Crypto's Broken Launch Pipeline Has a $18M Test Case
Polymarket traders have committed $18.2 million to pricing MegaETH's launch, but a wide probability spread and failing airdrop models suggest deep uncertainty about crypto's path from token to institution.

Polymarket traders have committed $18.2 million to contracts pricing the launch dynamics of MegaETH, a new Ethereum Layer 2 network, and the probability distribution tells a story of profound uncertainty.
The largest contract, with $16.1 million in volume, asks traders to price MegaETH's fully diluted valuation on day one of trading. The resulting spread is remarkably wide: individual outcomes range from 2% to 22% probability, with no single bucket commanding a decisive share. A separate contract prices the odds of a MegaETH airdrop arriving before June 3 at roughly 56%, drawing $2.1 million in volume.
That FDV spread deserves scrutiny. In a market where institutional conviction is strong, probability tends to cluster around one or two outcomes. Here, $16 million in capital has produced something closer to a shrug. The distribution suggests traders are genuinely unsure whether institutional buyers will appear on launch day, or whether MegaETH will open as a predominantly retail-driven market with all the volatility that implies.
The uncertainty becomes sharper in context. Polymarket's contract on a Pump.fun airdrop, which has drawn $2.7 million in volume, prices the probability at zero. The crypto airdrop model, once the primary mechanism for distributing tokens and bootstrapping communities, is under visible stress. Repeated failures have eroded confidence in the format itself.

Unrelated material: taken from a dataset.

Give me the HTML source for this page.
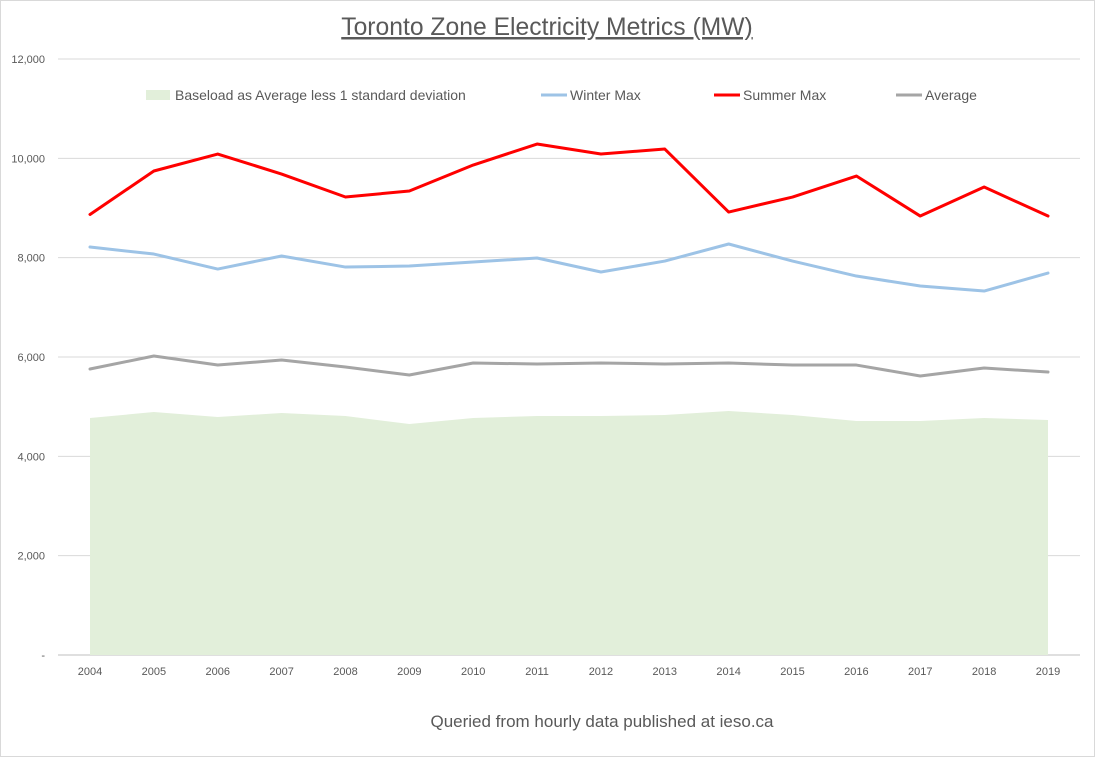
<!DOCTYPE html>
<html><head><meta charset="utf-8"><style>
body{margin:0;background:#fff;font-family:"Liberation Sans",sans-serif;}
svg text{font-family:"Liberation Sans",sans-serif;}
</style></head><body>
<svg id="chart" width="1095" height="757" xmlns="http://www.w3.org/2000/svg">
<rect x="0.5" y="0.5" width="1094" height="756" fill="#fff" stroke="#d9d9d9"/>
<text x="547" y="35" text-anchor="middle" font-size="24.7" fill="#595959" text-decoration="underline">Toronto Zone Electricity Metrics (MW)</text>
<text x="602" y="727" text-anchor="middle" font-size="17" fill="#595959">Queried from hourly data published at ieso.ca</text>
<g id="grid"></g><g id="area"></g><g id="lines"></g><g id="axes"></g>
<g font-size="14" fill="#595959">
<rect x="146" y="90" width="24" height="10" fill="#e2efda"/>
<text x="175" y="100">Baseload as Average less 1 standard deviation</text>
<line x1="541" y1="95" x2="567" y2="95" stroke="#9dc3e6" stroke-width="3"/>
<text x="570" y="100">Winter Max</text>
<line x1="714" y1="95" x2="740" y2="95" stroke="#ff0000" stroke-width="3"/>
<text x="743" y="100">Summer Max</text>
<line x1="896" y1="95" x2="922" y2="95" stroke="#a5a5a5" stroke-width="3"/>
<text x="925" y="100">Average</text>
</g>
</svg>
<script>
const years=[2004,2005,2006,2007,2008,2009,2010,2011,2012,2013,2014,2015,2016,2017,2018,2019];
const summerMax=[8870,9745,10087,9684,9221,9342,9865,10288,10087,10187,8919,9221,9644,8838,9422,8838];
const winterMax=[8214,8073,7771,8033,7811,7832,7912,7993,7711,7932,8275,7932,7630,7429,7328,7691];
const average=[5758,6020,5838,5939,5798,5637,5879,5859,5879,5859,5879,5838,5838,5617,5778,5698];
const baseload=[4772,4892,4792,4872,4812,4651,4772,4812,4812,4832,4913,4832,4711,4711,4772,4731];
const yTicks=[0,2000,4000,6000,8000,10000,12000];
const yTickLabels=["-","2,000","4,000","6,000","8,000","10,000","12,000"];
const NS="http://www.w3.org/2000/svg";
const x0=90,x1=1048,yTop=59,yBot=655,yMax=12000;
function xs(i){return x0+(x1-x0)*i/(years.length-1);}
function ys(v){return yBot-(yBot-yTop)*v/yMax;}
function mk(t,a,p){const e=document.createElementNS(NS,t);for(const k in a)e.setAttribute(k,a[k]);p.appendChild(e);return e;}
const grid=document.getElementById('grid'),axes=document.getElementById('axes');
yTicks.forEach((v,i)=>{
 const l=mk('line',{x1:58,x2:1080,y1:ys(v),y2:ys(v),stroke:v===0?'#bfbfbf':'#d9d9d9','stroke-width':1},grid);
 
 
 const t=mk('text',{x:45,y:ys(v)+4,'text-anchor':'end','font-size':11,fill:'#595959'},axes);
 t.textContent=yTickLabels[i];
 
 
});
years.forEach((yr,i)=>{
 const t=mk('text',{x:xs(i),y:675,'text-anchor':'middle','font-size':11,fill:'#595959'},axes);
 t.textContent=yr;
 
 
});
let d='M'+xs(0)+','+ys(0);
baseload.forEach((v,i)=>{d+=' L'+xs(i)+','+ys(v);});
d+=' L'+xs(years.length-1)+','+ys(0)+' Z';
const a=mk('path',{d:d,fill:'#e2efda'},document.getElementById('area'));


function line(arr,col,name){
 const p=mk('polyline',{points:arr.map((v,i)=>xs(i)+','+ys(v)).join(' '),fill:'none',stroke:col,'stroke-width':3,'stroke-linejoin':'round','stroke-linecap':'round'},document.getElementById('lines'));
 
 
}
line(average,'#a5a5a5','average-line');
line(winterMax,'#9dc3e6','winter-max-line');
line(summerMax,'#ff0000','summer-max-line');
</script>
</body></html>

At the other end of the pipeline, a Kraken IPO contract also sits at zero probability. The path from token launch to regulated public listing, which was supposed to mark crypto's institutional maturation, has stalled.

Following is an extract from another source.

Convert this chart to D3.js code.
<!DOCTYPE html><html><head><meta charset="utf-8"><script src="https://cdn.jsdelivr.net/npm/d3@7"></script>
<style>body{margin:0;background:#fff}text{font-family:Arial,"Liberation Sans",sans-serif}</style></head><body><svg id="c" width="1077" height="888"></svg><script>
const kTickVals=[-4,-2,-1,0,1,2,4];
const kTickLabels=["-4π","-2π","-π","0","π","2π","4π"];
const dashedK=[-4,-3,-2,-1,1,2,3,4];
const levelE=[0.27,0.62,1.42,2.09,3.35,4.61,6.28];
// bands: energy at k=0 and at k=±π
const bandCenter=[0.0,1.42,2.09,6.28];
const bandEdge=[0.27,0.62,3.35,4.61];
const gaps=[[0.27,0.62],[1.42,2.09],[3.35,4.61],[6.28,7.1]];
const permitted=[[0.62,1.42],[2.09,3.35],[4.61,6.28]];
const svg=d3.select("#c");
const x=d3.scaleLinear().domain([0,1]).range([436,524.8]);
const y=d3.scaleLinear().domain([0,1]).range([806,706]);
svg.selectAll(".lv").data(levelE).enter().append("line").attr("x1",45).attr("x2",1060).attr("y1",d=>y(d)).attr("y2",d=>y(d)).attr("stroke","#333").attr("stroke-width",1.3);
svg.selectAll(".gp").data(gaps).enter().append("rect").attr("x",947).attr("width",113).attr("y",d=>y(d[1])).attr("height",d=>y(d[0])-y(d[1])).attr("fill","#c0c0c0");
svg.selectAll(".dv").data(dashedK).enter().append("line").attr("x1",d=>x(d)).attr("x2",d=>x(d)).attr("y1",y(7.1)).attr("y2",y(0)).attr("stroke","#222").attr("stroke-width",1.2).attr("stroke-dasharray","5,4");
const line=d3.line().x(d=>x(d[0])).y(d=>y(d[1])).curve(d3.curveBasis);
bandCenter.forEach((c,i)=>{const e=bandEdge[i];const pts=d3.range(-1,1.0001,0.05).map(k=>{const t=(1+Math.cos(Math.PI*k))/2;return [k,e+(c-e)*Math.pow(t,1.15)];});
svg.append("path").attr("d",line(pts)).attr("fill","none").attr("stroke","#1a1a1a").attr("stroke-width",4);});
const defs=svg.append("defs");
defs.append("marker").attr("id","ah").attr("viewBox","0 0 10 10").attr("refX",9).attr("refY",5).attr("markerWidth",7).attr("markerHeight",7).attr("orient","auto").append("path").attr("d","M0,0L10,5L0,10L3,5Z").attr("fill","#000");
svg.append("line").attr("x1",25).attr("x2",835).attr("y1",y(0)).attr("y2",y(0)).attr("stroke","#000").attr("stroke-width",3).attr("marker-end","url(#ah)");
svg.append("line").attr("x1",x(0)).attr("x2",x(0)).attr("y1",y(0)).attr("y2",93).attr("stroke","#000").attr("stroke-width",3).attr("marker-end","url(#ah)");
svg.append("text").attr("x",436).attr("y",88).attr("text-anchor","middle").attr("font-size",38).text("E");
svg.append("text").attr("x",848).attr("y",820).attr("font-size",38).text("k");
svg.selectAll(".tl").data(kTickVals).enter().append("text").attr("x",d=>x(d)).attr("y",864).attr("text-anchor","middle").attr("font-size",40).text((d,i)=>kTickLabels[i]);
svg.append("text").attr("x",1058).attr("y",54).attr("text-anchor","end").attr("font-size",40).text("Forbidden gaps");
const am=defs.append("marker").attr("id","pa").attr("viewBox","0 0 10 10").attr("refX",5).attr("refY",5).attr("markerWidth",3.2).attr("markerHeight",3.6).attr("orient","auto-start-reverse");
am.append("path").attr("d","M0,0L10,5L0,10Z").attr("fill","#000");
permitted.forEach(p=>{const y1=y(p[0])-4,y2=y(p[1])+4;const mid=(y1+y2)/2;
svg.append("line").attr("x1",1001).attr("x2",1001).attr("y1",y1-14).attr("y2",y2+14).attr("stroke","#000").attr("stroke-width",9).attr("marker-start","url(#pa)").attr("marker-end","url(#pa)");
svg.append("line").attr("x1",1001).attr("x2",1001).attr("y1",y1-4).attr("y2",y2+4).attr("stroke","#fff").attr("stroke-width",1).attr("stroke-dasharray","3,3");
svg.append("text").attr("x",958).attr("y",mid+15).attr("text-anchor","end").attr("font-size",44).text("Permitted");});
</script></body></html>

MegaETH now occupies an awkward position between these two broken endpoints. Its airdrop has not yet happened, and its coin-flip odds suggest the market is far from certain it will arrive on schedule. Its day-one valuation is a genuine unknown, with serious capital unable to converge on a price.

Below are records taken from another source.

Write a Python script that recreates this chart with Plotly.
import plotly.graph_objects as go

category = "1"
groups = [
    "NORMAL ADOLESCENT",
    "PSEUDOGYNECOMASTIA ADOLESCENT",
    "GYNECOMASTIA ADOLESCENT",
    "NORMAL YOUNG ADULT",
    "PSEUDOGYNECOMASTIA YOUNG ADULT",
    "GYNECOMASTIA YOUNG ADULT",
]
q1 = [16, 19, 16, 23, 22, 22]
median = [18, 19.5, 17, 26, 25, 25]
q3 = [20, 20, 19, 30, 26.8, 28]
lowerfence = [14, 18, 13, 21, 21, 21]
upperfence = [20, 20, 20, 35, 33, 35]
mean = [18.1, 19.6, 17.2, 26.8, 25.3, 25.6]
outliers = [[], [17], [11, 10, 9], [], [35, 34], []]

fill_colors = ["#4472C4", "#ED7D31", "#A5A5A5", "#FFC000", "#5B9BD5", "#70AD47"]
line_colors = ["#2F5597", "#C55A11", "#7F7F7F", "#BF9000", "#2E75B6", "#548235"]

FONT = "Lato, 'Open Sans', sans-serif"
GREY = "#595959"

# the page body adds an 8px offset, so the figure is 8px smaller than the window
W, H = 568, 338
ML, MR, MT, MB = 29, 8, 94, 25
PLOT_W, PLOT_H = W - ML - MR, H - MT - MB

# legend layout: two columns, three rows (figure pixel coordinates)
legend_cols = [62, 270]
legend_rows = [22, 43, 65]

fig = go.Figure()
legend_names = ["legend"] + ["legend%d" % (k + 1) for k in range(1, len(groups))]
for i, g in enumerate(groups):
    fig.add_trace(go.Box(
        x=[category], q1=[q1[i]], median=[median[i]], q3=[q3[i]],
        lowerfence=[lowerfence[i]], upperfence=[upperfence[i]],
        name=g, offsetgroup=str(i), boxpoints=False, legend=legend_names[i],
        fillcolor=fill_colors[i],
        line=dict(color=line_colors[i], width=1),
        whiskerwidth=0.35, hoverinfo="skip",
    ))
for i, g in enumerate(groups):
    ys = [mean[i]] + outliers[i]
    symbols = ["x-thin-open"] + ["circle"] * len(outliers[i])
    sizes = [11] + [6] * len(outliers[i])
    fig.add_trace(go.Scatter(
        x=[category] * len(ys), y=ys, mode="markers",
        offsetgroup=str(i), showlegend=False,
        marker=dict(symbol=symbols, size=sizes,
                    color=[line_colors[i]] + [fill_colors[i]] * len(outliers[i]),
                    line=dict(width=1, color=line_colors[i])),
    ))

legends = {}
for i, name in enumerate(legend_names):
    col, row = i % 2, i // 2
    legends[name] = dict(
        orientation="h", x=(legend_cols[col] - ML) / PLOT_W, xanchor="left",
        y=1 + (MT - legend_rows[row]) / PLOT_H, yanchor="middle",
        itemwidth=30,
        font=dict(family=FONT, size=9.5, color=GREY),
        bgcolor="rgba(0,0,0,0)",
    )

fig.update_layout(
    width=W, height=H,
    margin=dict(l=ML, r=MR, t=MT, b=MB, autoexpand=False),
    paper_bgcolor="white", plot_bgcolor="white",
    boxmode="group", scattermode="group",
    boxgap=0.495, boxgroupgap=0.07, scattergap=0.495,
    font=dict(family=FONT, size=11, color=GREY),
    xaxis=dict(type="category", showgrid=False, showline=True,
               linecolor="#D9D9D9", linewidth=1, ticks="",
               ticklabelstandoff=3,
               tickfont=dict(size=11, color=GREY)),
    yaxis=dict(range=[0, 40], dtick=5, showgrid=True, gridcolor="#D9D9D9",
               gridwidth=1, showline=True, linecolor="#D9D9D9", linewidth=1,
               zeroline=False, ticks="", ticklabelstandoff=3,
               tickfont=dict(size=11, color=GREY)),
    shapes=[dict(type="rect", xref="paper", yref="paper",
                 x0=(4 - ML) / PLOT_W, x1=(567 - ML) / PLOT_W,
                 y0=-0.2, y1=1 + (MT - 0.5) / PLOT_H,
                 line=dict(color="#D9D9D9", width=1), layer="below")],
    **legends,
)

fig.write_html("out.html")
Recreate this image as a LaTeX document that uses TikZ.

The $18.2 million committed to these contracts is not trivial. It represents the market's attempt to price a launch at a moment when the mechanisms that once carried new crypto projects from inception to institutional adoption appear to be failing at both ends. Whether MegaETH breaks through or confirms the pattern may say more about the state of Ethereum's ecosystem than any technical benchmark.